How China Sees America's Moves in Asia: Worse Than Containment

"For American strategists, the realization that rivalry discourse has become conventional wisdom and even modish in China may prompt some due self-reflection." 

Editor’s Note: The following is part three of a new occasional series named “Dragon Eye” which seeks insight and analysis from Chinese writings on world affairs. Part one of the series, “What Does China Really Think About the Ukraine Crisis?” can be found here. Part two of the series, “The World’s Most Dangerous Rivalry: China and Japan” can be found here.

As President Obama prepares to embark once more on a trip to the Middle Kingdom, it will be worthwhile to reflect on the condition of this all-important bilateral relationship. Specialists and senior diplomats are fond of discussing the tremendous breadth of U.S.-Chinese interactions, most of which are not in the military sphere and are generally positive. This is, needless to say, the most massive trading relationship on the globe, after all. Then, there are American NBA teams playing exhibition games in China and getting plenty of attention from an adoring Chinese fan base. Less glamorous, but likely of much greater significance is the very extensive set of scientific collaborations that has been initiated in the domain of green energy.

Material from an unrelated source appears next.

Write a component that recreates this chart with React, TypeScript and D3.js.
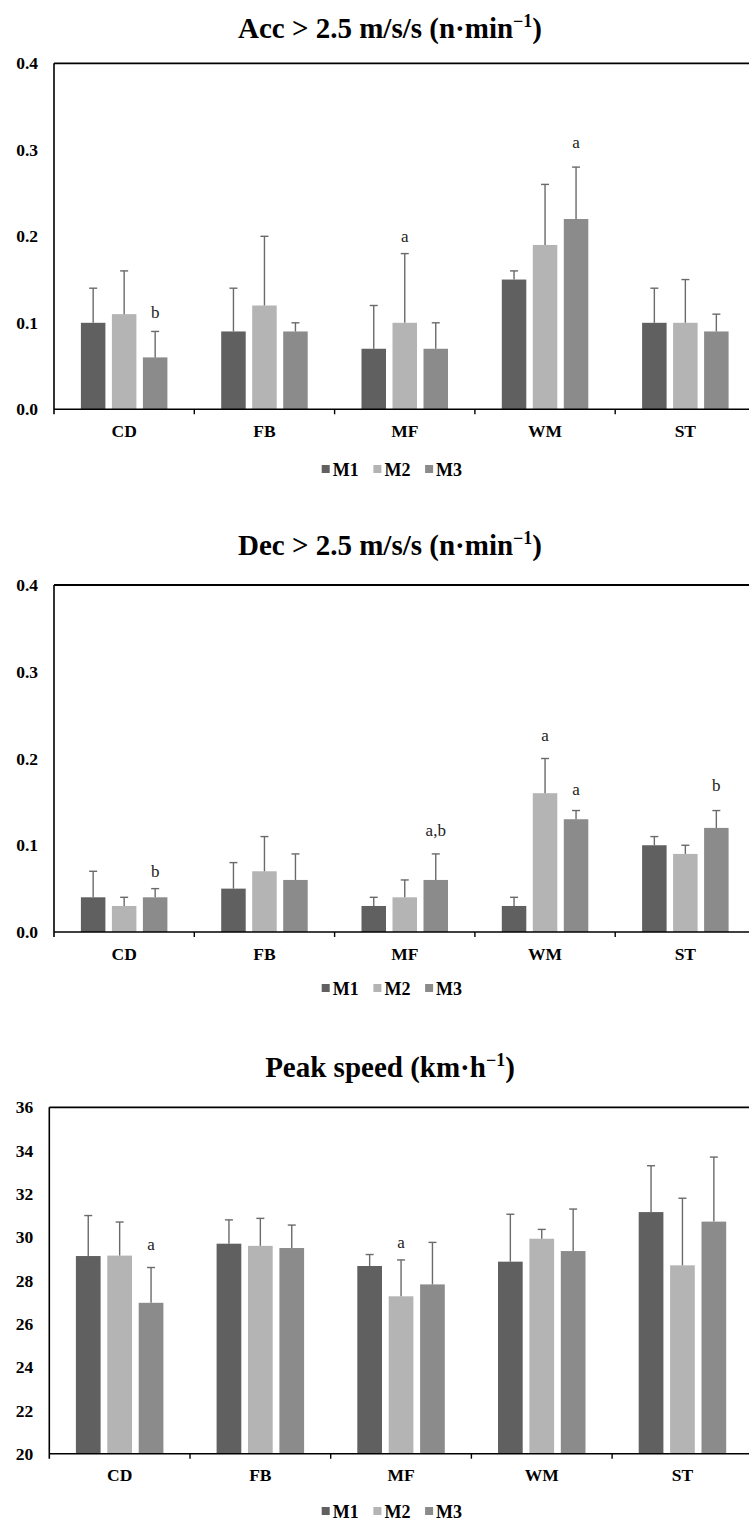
import React from "react";
import * as d3 from "d3";

// Playing positions and match periods
const categories = ["CD", "FB", "MF", "WM", "ST"];
const seriesNames = ["M1", "M2", "M3"];
const seriesColors = ["#606060", "#b4b4b4", "#8b8b8b"];

// Accelerations > 2.5 m/s/s (n·min⁻¹): means and SDs per period
const accM1 = [0.1, 0.09, 0.07, 0.15, 0.1];
const accM2 = [0.11, 0.12, 0.1, 0.19, 0.1];
const accM3 = [0.06, 0.09, 0.07, 0.22, 0.09];
const accSdM1 = [0.04, 0.05, 0.05, 0.01, 0.04];
const accSdM2 = [0.05, 0.08, 0.08, 0.07, 0.05];
const accSdM3 = [0.03, 0.01, 0.03, 0.06, 0.02];
const accNotes = [
  { cat: "CD", series: "M3", text: "b", at: 0.112 },
  { cat: "MF", series: "M2", text: "a", at: 0.2 },
  { cat: "WM", series: "M3", text: "a", at: 0.309 },
];

// Decelerations > 2.5 m/s/s (n·min⁻¹)
const decM1 = [0.04, 0.05, 0.03, 0.03, 0.1];
const decM2 = [0.03, 0.07, 0.04, 0.16, 0.09];
const decM3 = [0.04, 0.06, 0.06, 0.13, 0.12];
const decSdM1 = [0.03, 0.03, 0.01, 0.01, 0.01];
const decSdM2 = [0.01, 0.04, 0.02, 0.04, 0.01];
const decSdM3 = [0.01, 0.03, 0.03, 0.01, 0.02];
const decNotes = [
  { cat: "CD", series: "M3", text: "b", at: 0.0707 },
  { cat: "MF", series: "M3", text: "a,b", at: 0.1176 },
  { cat: "WM", series: "M2", text: "a", at: 0.227 },
  { cat: "WM", series: "M3", text: "a", at: 0.1646 },
  { cat: "ST", series: "M3", text: "b", at: 0.1695 },
];

// Peak speed (km·h⁻¹)
const peakM1 = [29.13, 29.7, 28.67, 28.87, 31.16];
const peakM2 = [29.15, 29.6, 27.27, 29.93, 28.7];
const peakM3 = [26.97, 29.5, 27.82, 29.36, 30.72];
const peakSdM1 = [1.87, 1.1, 0.53, 2.19, 2.14];
const peakSdM2 = [1.55, 1.27, 1.68, 0.43, 3.1];
const peakSdM3 = [1.63, 1.06, 1.94, 1.94, 2.98];
const peakNotes = [
  { cat: "CD", series: "M3", text: "a", at: 29.67 },
  { cat: "MF", series: "M2", text: "a", at: 29.76 },
];

const rateTicks = [0, 0.1, 0.2, 0.3, 0.4];
const speedTicks = [20, 22, 24, 26, 28, 30, 32, 34, 36];

const FONT = "'Liberation Serif', 'Times New Roman', serif";
const W = 749;
const H = 1522;

type Note = { cat: string; series: string; text: string; at: number };
type PanelProps = {
  title: string;
  sup: string;
  titleY: number;
  left: number;
  top: number;
  bottom: number;
  step: number;
  barStep: number;
  barWidth: number;
  domain: [number, number];
  ticks: number[];
  fmt: (v: number) => string;
  means: number[][];
  sds: number[][];
  notes: Note[];
  legendY: number;
};

function Panel(p: PanelProps) {
  const right = p.left + p.step * categories.length;
  const x = d3.scaleBand<string>().domain(categories).range([p.left, right]).padding(0);
  const gap = p.barStep - p.barWidth;
  const inner = d3
    .scaleBand<string>()
    .domain(seriesNames)
    .range([-(p.barStep * 3 - gap) / 2, (p.barStep * 3 - gap) / 2])
    .paddingInner(gap / p.barStep)
    .paddingOuter(0);
  const y = d3.scaleLinear().domain(p.domain).range([p.bottom, p.top]);
  const center = (c: string) => (x(c) as number) + x.bandwidth() / 2;
  const barX = (c: string, s: string) => center(c) + (inner(s) as number);
  const bw = inner.bandwidth();

  return (
    <g>
      <text
        x={390}
        y={p.titleY}
        textAnchor="middle"
        fontFamily={FONT}
        fontWeight="bold"
        fontSize={29}
        fill="#000"
      >
        {p.title}
        <tspan fontSize={18} dy={-11}>
          {p.sup}
        </tspan>
        <tspan dy={11}>)</tspan>
      </text>

      {/* bars */}
      {seriesNames.map((s, si) =>
        categories.map((c, ci) => (
          <rect
            key={s + c}
            x={barX(c, s)}
            y={y(p.means[si][ci])}
            width={bw}
            height={y(p.domain[0]) - y(p.means[si][ci])}
            fill={seriesColors[si]}
          />
        ))
      )}

      {/* upper error bars */}
      {seriesNames.map((s, si) =>
        categories.map((c, ci) => {
          const cx = barX(c, s) + bw / 2;
          const y0 = y(p.means[si][ci]);
          const y1 = y(p.means[si][ci] + p.sds[si][ci]);
          return (
            <g key={"e" + s + c} stroke="#6a6a6a" strokeWidth={1.4}>
              <line x1={cx} x2={cx} y1={y0} y2={y1} />
              <line x1={cx - 4} x2={cx + 4} y1={y1} y2={y1} />
            </g>
          );
        })
      )}

      {/* significance letters */}
      {p.notes.map((n, i) => (
        <text
          key={"n" + i}
          x={barX(n.cat, n.series) + bw / 2}
          y={y(n.at)}
          dy="0.35em"
          textAnchor="middle"
          fontFamily={FONT}
          fontSize={17}
          fill="#222"
        >
          {n.text}
        </text>
      ))}

      {/* frame: left axis, top border, bottom axis */}
      <line x1={p.left} x2={W + 10} y1={p.top} y2={p.top} stroke="#000" strokeWidth={1.8} />
      <line x1={p.left} x2={p.left} y1={p.top} y2={p.bottom + 5} stroke="#000" strokeWidth={1.6} />
      <line x1={p.left} x2={W + 10} y1={p.bottom} y2={p.bottom} stroke="#000" strokeWidth={1.6} />
      {categories.slice(1).map((c) => (
        <line
          key={"t" + c}
          x1={x(c) as number}
          x2={x(c) as number}
          y1={p.bottom}
          y2={p.bottom + 5}
          stroke="#000"
          strokeWidth={1.4}
        />
      ))}

      {/* y tick labels */}
      {p.ticks.map((t) => (
        <text
          key={"y" + t}
          x={p.left - 16}
          y={y(t)}
          dy="0.35em"
          textAnchor="end"
          fontFamily={FONT}
          fontWeight="bold"
          fontSize={17.5}
          fill="#000"
        >
          {p.fmt(t)}
        </text>
      ))}

      {/* category labels */}
      {categories.map((c) => (
        <text
          key={"c" + c}
          x={center(c)}
          y={p.bottom + 27.7}
          textAnchor="middle"
          fontFamily={FONT}
          fontWeight="bold"
          fontSize={17.5}
          fill="#000"
        >
          {c}
        </text>
      ))}

      {/* legend */}
      {seriesNames.map((s, si) => {
        const lx = 321.7 + si * 51.7;
        return (
          <g key={"l" + s}>
            <rect x={lx} y={p.legendY - 11} width={8} height={8} fill={seriesColors[si]} />
            <text
              x={lx + 11}
              y={p.legendY}
              fontFamily={FONT}
              fontWeight="bold"
              fontSize={18}
              fill="#000"
            >
              {s}
            </text>
          </g>
        );
      })}
    </g>
  );
}

export default function App() {
  const f1 = d3.format(".1f");
  const f0 = d3.format("d");
  return (
    <svg
      width={W}
      height={H}
      viewBox={`0 0 ${W} ${H}`}
      style={{ position: "absolute", left: 0, top: 0, background: "#fff" }}
    >
      <rect x={0} y={0} width={W} height={H} fill="#fff" />
      <Panel
        title="Acc > 2.5 m/s/s (n·min"
        sup="−1"
        titleY={38}
        left={54}
        top={63.3}
        bottom={409.3}
        step={140.3}
        barStep={31}
        barWidth={24.5}
        domain={[0, 0.4]}
        ticks={rateTicks}
        fmt={f1}
        means={[accM1, accM2, accM3]}
        sds={[accSdM1, accSdM2, accSdM3]}
        notes={accNotes}
        legendY={476}
      />
      <Panel
        title="Dec > 2.5 m/s/s (n·min"
        sup="−1"
        titleY={555}
        left={54}
        top={585}
        bottom={932}
        step={140.3}
        barStep={31}
        barWidth={24.5}
        domain={[0, 0.4]}
        ticks={rateTicks}
        fmt={f1}
        means={[decM1, decM2, decM3]}
        sds={[decSdM1, decSdM2, decSdM3]}
        notes={decNotes}
        legendY={995}
      />
      <Panel
        title="Peak speed (km·h"
        sup="−1"
        titleY={1077}
        left={49.3}
        top={1107.3}
        bottom={1453.7}
        step={140.7}
        barStep={31.4}
        barWidth={24.7}
        domain={[20, 36]}
        ticks={speedTicks}
        fmt={f0}
        means={[peakM1, peakM2, peakM3]}
        sds={[peakSdM1, peakSdM2, peakSdM3]}
        notes={peakNotes}
        legendY={1518}
      />
    </svg>
  );
}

And yet, we should all be amply disturbed by the obviously unstable military competition now coming into full view in U.S.-Chinese relations. It’s all well and good to describe the relations as having cooperative and competitive dynamics—akin to a couple of scrappy boys on the playground, right? Wrong. As these two “chums” are playing the “game” of geopolitics, one of them could easily brandish a switch-blade with untold consequences for international security. As the Ukraine crisis starkly revealed earlier this year, international politics is not a playground.

Putting U.S.-Chinese relations on a stronger foundation—a conspicuous failure of the current administration’s foreign policy—will require a more thorough understanding of Chinese strategy and especially perceptions. This is not a matter of more dialogue, or of closely reading China’s defense white paper. Nor is the anodyne and ambiguous terminology employed by diplomats particularly helpful. Understanding the perceptions of Chinese national-security elites requires a frequent “look under the hood” of U.S.-Chinese relations.

Here, a single, representative Chinese academic article is discussed in detail for its utility in gauging the state of contemporary U.S.-Chinese relations. The article entitled “On the U.S. Restriction of Chinese Sea Power in the Post-Cold War Era” was published as the lead article in the summer 2014 edition of the journal 东北亚论坛 [Northeast Asia Forum]. This is hardly China’s most significant foreign-policy publication, and its authors cannot be counted among Beijing’s foreign-policy elite.

And yet that may suggest its potential to cut through the cloud of opaque argumentation that often envelops the Chinese capital. Two of the three writers are from prominent military academies (army and air force), while the third is a researcher at the prestigious Zhejiang University. As the lead article in the journal, it must be assumed that the editorial staff regarded the article as innovative and significant, suggesting even that these authors could be representative of China’s future national-security decision makers.

The authors argue that the United States has become the most significant factor restricting the further development of Chinese sea power. They explain that sea power is at the core of American grand strategy and that China’s rapid rise is perceived in Washington to threaten the U.S. position of hegemonic leadership in the Western Pacific. These perceptions have given rise to “doubts and wariness” regarding China’s naval development.    

For these authors, China does not just confront “遏制” [containment] by the United States, but something perhaps even more bellicose: “围堵”[a condition of being under siege] or even “掣肘”[a condition of being held by the elbows]. For the purpose of restricting Chinese naval power in the eastern, southern and western flanks, Washington is said to be constructing a “超长防线”[super long line of defense] that stretches from the Aleutian Islands to the Persian Gulf.

As noted above, this analysis puts a focus on three different vectors of U.S. activity. In the South China Sea, it is observed that over the last few years, the United States has begun to “directly contain” Chinese sea-power development. In that regard, the recent deployment of the new littoral combat ship (LCS) to Singapore is seen as deliberately aimed at countering China. These analysts outline the importance of Washington’s so-called “双锚”[dual anchor] strategy that seeks to facilitate enhanced military cooperation between Australia and Japan. Another vector of U.S. strategy, according to this analysis, concerns Taiwan. The island is said to form a critical strategic linkage to the South China Sea and its role in U.S. strategy is said to be increasing.